Out-Law News 2 min. read
04 Dec 2008, 6:19 pm
Under current solvency rules, insurance groups in the EU are treated as a collection of separate entities, each supervised individually and locally.
The draft Solvency II framework directive aimed to streamline this system by introducing a dedicated group supervisor in the group's 'home' member state. The group supervisor would work in cooperation with local supervisors, but would have the final say on all aspects of group supervision.
The framework also proposed a system of group support that would allow part of a subsidiary's capital requirement under Solvency II to be met by a guarantee from the parent company that funds would be transferred from the group if required.
In October, a European Parliamentary committee backed the plans for group supervision and support, but amended the proposals to introduce mandatory supervisory 'colleges' made up of the group supervisor and the national supervisors.
Some member states, however, are concerned that the group support provisions would result in the withdrawal of funds from (usually smaller) states where insurance subsidiaries are based, to the parent company's home state, which in many cases will be the UK, France or Germany.

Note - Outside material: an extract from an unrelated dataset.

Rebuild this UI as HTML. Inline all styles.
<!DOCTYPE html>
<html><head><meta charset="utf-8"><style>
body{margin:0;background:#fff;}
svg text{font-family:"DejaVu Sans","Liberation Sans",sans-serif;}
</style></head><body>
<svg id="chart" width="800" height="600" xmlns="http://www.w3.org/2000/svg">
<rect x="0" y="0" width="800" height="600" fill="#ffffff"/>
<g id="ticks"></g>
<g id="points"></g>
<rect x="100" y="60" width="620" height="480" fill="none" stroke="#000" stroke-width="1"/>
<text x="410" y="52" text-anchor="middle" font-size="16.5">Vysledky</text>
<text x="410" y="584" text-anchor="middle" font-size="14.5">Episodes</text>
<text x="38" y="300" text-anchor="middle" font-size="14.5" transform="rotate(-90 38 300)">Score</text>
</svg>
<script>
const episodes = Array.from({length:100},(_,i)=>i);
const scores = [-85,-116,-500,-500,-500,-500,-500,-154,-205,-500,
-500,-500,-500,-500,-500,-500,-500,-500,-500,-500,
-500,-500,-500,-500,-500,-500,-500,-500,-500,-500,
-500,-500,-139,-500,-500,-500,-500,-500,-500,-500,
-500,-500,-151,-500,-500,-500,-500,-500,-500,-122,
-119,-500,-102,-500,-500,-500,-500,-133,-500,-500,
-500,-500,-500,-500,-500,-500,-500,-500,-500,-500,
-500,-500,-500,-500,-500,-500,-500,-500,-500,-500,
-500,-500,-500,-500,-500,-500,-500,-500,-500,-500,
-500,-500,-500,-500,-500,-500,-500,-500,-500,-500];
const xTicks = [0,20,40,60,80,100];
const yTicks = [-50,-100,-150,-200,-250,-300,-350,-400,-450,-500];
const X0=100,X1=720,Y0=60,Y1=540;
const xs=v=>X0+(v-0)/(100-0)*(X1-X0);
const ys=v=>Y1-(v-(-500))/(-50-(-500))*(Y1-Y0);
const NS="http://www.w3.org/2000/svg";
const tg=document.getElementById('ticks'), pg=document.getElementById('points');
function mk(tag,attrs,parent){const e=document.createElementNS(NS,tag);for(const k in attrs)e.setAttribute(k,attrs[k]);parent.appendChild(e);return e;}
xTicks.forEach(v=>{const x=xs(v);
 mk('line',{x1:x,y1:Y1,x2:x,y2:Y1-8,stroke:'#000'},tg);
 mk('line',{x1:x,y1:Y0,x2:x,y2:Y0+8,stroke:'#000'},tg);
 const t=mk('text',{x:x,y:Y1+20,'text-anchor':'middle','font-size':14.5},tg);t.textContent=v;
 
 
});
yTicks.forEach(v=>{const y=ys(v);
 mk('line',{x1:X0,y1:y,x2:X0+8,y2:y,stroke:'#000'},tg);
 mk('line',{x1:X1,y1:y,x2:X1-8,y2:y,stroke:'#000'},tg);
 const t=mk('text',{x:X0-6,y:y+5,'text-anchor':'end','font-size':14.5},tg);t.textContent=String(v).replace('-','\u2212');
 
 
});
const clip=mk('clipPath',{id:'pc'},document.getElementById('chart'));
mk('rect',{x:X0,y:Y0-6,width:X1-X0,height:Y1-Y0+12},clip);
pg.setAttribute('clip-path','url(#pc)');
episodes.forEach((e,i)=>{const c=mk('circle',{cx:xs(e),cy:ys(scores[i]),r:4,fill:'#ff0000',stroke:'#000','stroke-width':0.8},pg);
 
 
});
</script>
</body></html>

Disagreements within the European Council of Ministers led to a vote on the framework directive being postponed several times. In November, convinced that compromise could not be reached, the French European Presidency stripped out the provisions for group support from the text, retaining the principles of cross-border supervision and cooperation.
Despite opposition from Britain, Ireland, Finland, Denmark and the Netherlands, the Council of European Finance Ministers, known as ECOFIN, approved the amended version without further debate on 2nd December.
It is not yet clear how the different views of the Council and Parliament on group support will be resolved. The first parliamentary reading of the framework directive has already been put back to February 2009. If agreement on the final wording cannot be reached, the directive is likely to go to a second reading, jeopardising the European Commission's hopes for implementation in 2012.
CEA, the European insurance and re-insurance federation, said it was disappointed by the removal of group support from the draft.
"The European insurance industry has always maintained and continues to believe that the group support regime is a fundamental element to Solvency II's economic risk-based regulatory regime," said CEA President Tommy Persson. "The future regulation of Europe's (re)insurers must reflect their economic reality and that reality for many is that they form part of a larger group".
Stephen Haddrill, Director General of the Association of British Insurers said that, without the group support provisions, Solvency II would be "a waste of time".
“While finance ministers are, quite rightly, dealing with the current economic crisis as an international problem needing global solutions, they are proposing a European regulation that ignores the cross-border nature of how companies operate," he said. "This does not make sense and needs to change for a successful Solvency II that protects consumer’s interests.
“The Council has put at risk five years of hard work by insurers, the Parliament and Commission, who are all agreed on the importance of the group proposals. It is vital that group support is reinstated to ensure a system of regulation fit for the 21st century."